(Figure scripts)
:::

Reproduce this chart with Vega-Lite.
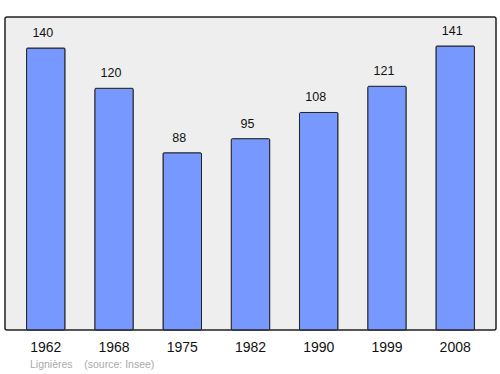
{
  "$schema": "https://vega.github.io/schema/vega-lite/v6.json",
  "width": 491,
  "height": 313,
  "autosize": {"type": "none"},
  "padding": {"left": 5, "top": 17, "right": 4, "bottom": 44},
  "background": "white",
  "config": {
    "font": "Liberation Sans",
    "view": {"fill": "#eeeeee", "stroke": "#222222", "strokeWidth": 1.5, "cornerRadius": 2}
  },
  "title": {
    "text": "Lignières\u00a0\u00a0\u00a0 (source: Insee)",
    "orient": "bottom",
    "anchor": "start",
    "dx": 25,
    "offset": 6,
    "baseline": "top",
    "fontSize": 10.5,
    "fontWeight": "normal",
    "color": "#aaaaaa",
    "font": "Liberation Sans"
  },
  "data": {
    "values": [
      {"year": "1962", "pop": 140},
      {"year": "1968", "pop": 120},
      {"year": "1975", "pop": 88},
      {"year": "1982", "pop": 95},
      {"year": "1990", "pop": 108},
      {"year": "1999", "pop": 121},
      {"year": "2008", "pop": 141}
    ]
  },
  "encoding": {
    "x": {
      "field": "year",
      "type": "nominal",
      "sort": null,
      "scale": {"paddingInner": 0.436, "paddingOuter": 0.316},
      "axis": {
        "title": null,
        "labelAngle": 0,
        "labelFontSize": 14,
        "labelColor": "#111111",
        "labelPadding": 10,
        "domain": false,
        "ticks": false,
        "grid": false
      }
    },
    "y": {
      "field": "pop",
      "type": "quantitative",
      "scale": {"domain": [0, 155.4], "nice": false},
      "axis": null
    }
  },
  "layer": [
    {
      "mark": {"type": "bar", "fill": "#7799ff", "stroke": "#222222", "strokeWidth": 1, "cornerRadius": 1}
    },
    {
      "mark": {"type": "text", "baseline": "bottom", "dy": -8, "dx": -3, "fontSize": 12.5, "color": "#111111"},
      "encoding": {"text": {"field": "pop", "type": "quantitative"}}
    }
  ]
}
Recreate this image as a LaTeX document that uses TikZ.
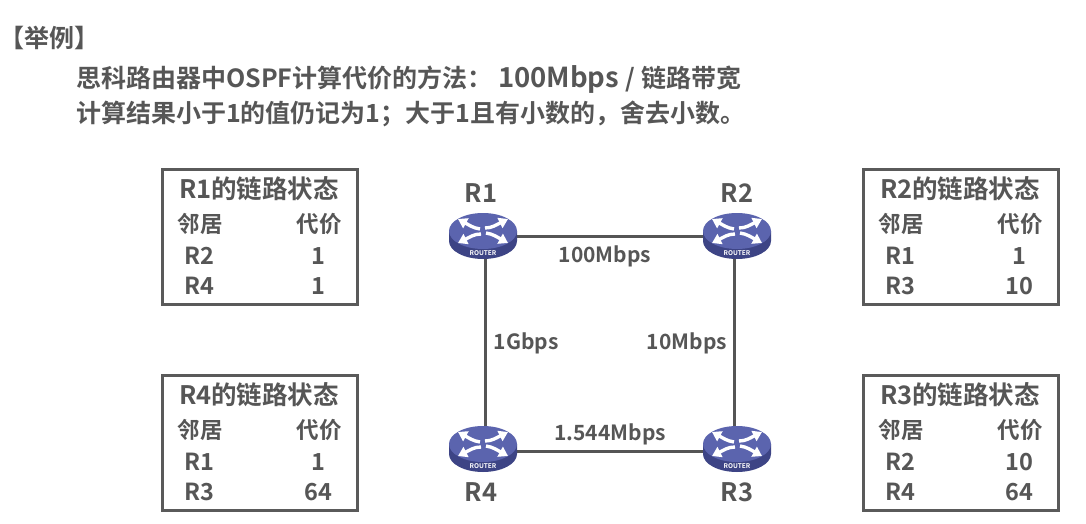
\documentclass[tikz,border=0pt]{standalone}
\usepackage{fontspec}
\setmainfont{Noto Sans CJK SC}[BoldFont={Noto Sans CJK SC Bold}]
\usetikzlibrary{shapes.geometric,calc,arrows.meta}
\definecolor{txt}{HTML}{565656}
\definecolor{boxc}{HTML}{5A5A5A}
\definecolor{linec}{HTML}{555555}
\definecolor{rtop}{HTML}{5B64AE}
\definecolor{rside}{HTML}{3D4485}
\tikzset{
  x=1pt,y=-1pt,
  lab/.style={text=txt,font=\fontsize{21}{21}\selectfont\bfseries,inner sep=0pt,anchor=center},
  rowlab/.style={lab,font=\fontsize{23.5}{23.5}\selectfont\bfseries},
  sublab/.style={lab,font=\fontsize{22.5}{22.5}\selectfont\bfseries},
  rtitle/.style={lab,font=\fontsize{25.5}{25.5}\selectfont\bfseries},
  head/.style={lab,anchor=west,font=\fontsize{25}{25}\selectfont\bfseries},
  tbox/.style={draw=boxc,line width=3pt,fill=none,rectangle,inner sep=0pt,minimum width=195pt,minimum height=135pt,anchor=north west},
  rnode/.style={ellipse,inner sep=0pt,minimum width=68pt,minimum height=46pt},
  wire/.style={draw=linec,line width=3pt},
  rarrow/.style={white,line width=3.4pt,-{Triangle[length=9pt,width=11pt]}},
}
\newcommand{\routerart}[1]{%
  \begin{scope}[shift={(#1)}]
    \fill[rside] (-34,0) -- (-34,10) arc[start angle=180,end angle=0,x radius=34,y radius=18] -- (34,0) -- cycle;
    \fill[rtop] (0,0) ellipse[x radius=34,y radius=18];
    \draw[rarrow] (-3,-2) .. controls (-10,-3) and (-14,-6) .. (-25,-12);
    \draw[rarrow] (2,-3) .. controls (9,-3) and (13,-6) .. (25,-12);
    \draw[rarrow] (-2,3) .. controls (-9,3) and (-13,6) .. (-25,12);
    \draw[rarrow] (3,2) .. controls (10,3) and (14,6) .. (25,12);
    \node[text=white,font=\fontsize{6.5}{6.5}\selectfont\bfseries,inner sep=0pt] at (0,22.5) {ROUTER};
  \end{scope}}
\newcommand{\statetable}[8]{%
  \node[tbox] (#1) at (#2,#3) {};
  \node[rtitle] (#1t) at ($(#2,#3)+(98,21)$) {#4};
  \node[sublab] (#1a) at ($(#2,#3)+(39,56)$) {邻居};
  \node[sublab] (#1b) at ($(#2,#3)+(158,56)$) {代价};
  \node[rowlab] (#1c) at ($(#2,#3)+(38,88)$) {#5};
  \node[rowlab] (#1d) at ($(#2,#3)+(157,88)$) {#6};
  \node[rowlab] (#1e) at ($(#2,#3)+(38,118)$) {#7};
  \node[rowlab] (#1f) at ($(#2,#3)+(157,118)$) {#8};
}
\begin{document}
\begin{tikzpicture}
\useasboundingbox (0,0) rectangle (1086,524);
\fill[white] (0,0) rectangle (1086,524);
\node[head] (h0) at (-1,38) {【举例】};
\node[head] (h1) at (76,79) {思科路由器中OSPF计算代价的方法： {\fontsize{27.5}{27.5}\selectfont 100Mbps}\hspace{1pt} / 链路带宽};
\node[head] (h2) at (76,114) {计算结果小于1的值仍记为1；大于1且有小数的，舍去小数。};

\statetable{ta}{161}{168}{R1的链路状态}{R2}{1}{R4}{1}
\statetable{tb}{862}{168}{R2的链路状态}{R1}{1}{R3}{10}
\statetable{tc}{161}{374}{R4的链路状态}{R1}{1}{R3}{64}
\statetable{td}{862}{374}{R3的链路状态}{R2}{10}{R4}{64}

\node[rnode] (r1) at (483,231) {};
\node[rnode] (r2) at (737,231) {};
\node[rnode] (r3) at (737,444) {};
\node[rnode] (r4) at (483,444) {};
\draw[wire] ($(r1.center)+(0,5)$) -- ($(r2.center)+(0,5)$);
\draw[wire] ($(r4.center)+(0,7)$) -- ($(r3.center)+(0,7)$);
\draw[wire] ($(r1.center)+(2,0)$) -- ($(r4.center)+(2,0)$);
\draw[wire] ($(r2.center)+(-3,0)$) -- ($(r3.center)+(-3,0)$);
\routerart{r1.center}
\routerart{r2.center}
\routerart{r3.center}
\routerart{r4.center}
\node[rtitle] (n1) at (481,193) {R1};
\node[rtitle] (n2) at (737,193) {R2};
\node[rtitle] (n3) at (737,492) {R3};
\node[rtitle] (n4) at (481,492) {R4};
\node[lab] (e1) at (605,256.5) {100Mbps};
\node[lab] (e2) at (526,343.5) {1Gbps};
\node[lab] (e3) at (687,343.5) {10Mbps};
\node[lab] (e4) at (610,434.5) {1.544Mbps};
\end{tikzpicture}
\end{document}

:::

PROBLEM TO SOLVE - Repeat each record exactly, with the pictures left out.

RESULT OF THIS TASK -
Reproduce this chart with Vega-Lite.
{
  "$schema": "https://vega.github.io/schema/vega-lite/v6.json",
  "width": 491,
  "height": 313,
  "autosize": {"type": "none"},
  "padding": {"left": 5, "top": 17, "right": 4, "bottom": 44},
  "background": "white",
  "config": {
    "font": "Liberation Sans",
    "view": {"fill": "#eeeeee", "stroke": "#222222", "strokeWidth": 1.5, "cornerRadius": 2}
  },
  "title": {
    "text": "Lignières\u00a0\u00a0\u00a0 (source: Insee)",
    "orient": "bottom",
    "anchor": "start",
    "dx": 25,
    "offset": 6,
    "baseline": "top",
    "fontSize": 10.5,
    "fontWeight": "normal",
    "color": "#aaaaaa",
    "font": "Liberation Sans"
  },
  "data": {
    "values": [
      {"year": "1962", "pop": 140},
      {"year": "1968", "pop": 120},
      {"year": "1975", "pop": 88},
      {"year": "1982", "pop": 95},
      {"year": "1990", "pop": 108},
      {"year": "1999", "pop": 121},
      {"year": "2008", "pop": 141}
    ]
  },
  "encoding": {
    "x": {
      "field": "year",
      "type": "nominal",
      "sort": null,
      "scale": {"paddingInner": 0.436, "paddingOuter": 0.316},
      "axis": {
        "title": null,
        "labelAngle": 0,
        "labelFontSize": 14,
        "labelColor": "#111111",
        "labelPadding": 10,
        "domain": false,
        "ticks": false,
        "grid": false
      }
    },
    "y": {
      "field": "pop",
      "type": "quantitative",
      "scale": {"domain": [0, 155.4], "nice": false},
      "axis": null
    }
  },
  "layer": [
    {
      "mark": {"type": "bar", "fill": "#7799ff", "stroke": "#222222", "strokeWidth": 1, "cornerRadius": 1}
    },
    {
      "mark": {"type": "text", "baseline": "bottom", "dy": -8, "dx": -3, "fontSize": 12.5, "color": "#111111"},
      "encoding": {"text": {"field": "pop", "type": "quantitative"}}
    }
  ]
}
Recreate this image as a LaTeX document that uses TikZ.
\documentclass[tikz,border=0pt]{standalone}
\usepackage{fontspec}
\setmainfont{Noto Sans CJK SC}[BoldFont={Noto Sans CJK SC Bold}]
\usetikzlibrary{shapes.geometric,calc,arrows.meta}
\definecolor{txt}{HTML}{565656}
\definecolor{boxc}{HTML}{5A5A5A}
\definecolor{linec}{HTML}{555555}
\definecolor{rtop}{HTML}{5B64AE}
\definecolor{rside}{HTML}{3D4485}
\tikzset{
  x=1pt,y=-1pt,
  lab/.style={text=txt,font=\fontsize{21}{21}\selectfont\bfseries,inner sep=0pt,anchor=center},
  rowlab/.style={lab,font=\fontsize{23.5}{23.5}\selectfont\bfseries},
  sublab/.style={lab,font=\fontsize{22.5}{22.5}\selectfont\bfseries},
  rtitle/.style={lab,font=\fontsize{25.5}{25.5}\selectfont\bfseries},
  head/.style={lab,anchor=west,font=\fontsize{25}{25}\selectfont\bfseries},
  tbox/.style={draw=boxc,line width=3pt,fill=none,rectangle,inner sep=0pt,minimum width=195pt,minimum height=135pt,anchor=north west},
  rnode/.style={ellipse,inner sep=0pt,minimum width=68pt,minimum height=46pt},
  wire/.style={draw=linec,line width=3pt},
  rarrow/.style={white,line width=3.4pt,-{Triangle[length=9pt,width=11pt]}},
}
\newcommand{\routerart}[1]{%
  \begin{scope}[shift={(#1)}]
    \fill[rside] (-34,0) -- (-34,10) arc[start angle=180,end angle=0,x radius=34,y radius=18] -- (34,0) -- cycle;
    \fill[rtop] (0,0) ellipse[x radius=34,y radius=18];
    \draw[rarrow] (-3,-2) .. controls (-10,-3) and (-14,-6) .. (-25,-12);
    \draw[rarrow] (2,-3) .. controls (9,-3) and (13,-6) .. (25,-12);
    \draw[rarrow] (-2,3) .. controls (-9,3) and (-13,6) .. (-25,12);
    \draw[rarrow] (3,2) .. controls (10,3) and (14,6) .. (25,12);
    \node[text=white,font=\fontsize{6.5}{6.5}\selectfont\bfseries,inner sep=0pt] at (0,22.5) {ROUTER};
  \end{scope}}
\newcommand{\statetable}[8]{%
  \node[tbox] (#1) at (#2,#3) {};
  \node[rtitle] (#1t) at ($(#2,#3)+(98,21)$) {#4};
  \node[sublab] (#1a) at ($(#2,#3)+(39,56)$) {邻居};
  \node[sublab] (#1b) at ($(#2,#3)+(158,56)$) {代价};
  \node[rowlab] (#1c) at ($(#2,#3)+(38,88)$) {#5};
  \node[rowlab] (#1d) at ($(#2,#3)+(157,88)$) {#6};
  \node[rowlab] (#1e) at ($(#2,#3)+(38,118)$) {#7};
  \node[rowlab] (#1f) at ($(#2,#3)+(157,118)$) {#8};
}
\begin{document}
\begin{tikzpicture}
\useasboundingbox (0,0) rectangle (1086,524);
\fill[white] (0,0) rectangle (1086,524);
\node[head] (h0) at (-1,38) {【举例】};
\node[head] (h1) at (76,79) {思科路由器中OSPF计算代价的方法： {\fontsize{27.5}{27.5}\selectfont 100Mbps}\hspace{1pt} / 链路带宽};
\node[head] (h2) at (76,114) {计算结果小于1的值仍记为1；大于1且有小数的，舍去小数。};

\statetable{ta}{161}{168}{R1的链路状态}{R2}{1}{R4}{1}
\statetable{tb}{862}{168}{R2的链路状态}{R1}{1}{R3}{10}
\statetable{tc}{161}{374}{R4的链路状态}{R1}{1}{R3}{64}
\statetable{td}{862}{374}{R3的链路状态}{R2}{10}{R4}{64}

\node[rnode] (r1) at (483,231) {};
\node[rnode] (r2) at (737,231) {};
\node[rnode] (r3) at (737,444) {};
\node[rnode] (r4) at (483,444) {};
\draw[wire] ($(r1.center)+(0,5)$) -- ($(r2.center)+(0,5)$);
\draw[wire] ($(r4.center)+(0,7)$) -- ($(r3.center)+(0,7)$);
\draw[wire] ($(r1.center)+(2,0)$) -- ($(r4.center)+(2,0)$);
\draw[wire] ($(r2.center)+(-3,0)$) -- ($(r3.center)+(-3,0)$);
\routerart{r1.center}
\routerart{r2.center}
\routerart{r3.center}
\routerart{r4.center}
\node[rtitle] (n1) at (481,193) {R1};
\node[rtitle] (n2) at (737,193) {R2};
\node[rtitle] (n3) at (737,492) {R3};
\node[rtitle] (n4) at (481,492) {R4};
\node[lab] (e1) at (605,256.5) {100Mbps};
\node[lab] (e2) at (526,343.5) {1Gbps};
\node[lab] (e3) at (687,343.5) {10Mbps};
\node[lab] (e4) at (610,434.5) {1.544Mbps};
\end{tikzpicture}
\end{document}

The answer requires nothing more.